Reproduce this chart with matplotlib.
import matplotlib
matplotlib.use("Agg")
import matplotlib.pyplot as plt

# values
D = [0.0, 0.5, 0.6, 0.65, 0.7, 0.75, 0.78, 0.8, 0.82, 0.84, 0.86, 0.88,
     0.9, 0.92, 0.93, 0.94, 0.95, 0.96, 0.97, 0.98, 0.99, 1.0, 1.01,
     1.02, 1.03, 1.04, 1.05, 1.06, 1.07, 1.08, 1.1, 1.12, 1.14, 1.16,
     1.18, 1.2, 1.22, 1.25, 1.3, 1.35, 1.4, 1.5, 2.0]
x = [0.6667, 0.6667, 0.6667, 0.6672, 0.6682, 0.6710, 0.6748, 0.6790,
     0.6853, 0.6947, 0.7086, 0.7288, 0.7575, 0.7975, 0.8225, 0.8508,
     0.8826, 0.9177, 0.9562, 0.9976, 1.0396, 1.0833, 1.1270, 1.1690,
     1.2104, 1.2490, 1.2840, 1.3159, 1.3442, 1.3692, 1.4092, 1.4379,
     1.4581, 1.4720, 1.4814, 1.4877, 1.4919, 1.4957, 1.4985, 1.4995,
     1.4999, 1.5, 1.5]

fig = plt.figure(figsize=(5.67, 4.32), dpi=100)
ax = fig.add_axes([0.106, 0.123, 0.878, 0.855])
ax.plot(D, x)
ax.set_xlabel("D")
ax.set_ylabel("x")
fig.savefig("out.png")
※ ※ ※
Print only the lines that run from the start of the listing to the line bearing "import matplotlib.pyplot as plt"; please keep the first line and that last one, exactly as they appear.

◆ **SOLUTION**
Reproduce this chart with matplotlib.
import matplotlib
matplotlib.use("Agg")
import matplotlib.pyplot as plt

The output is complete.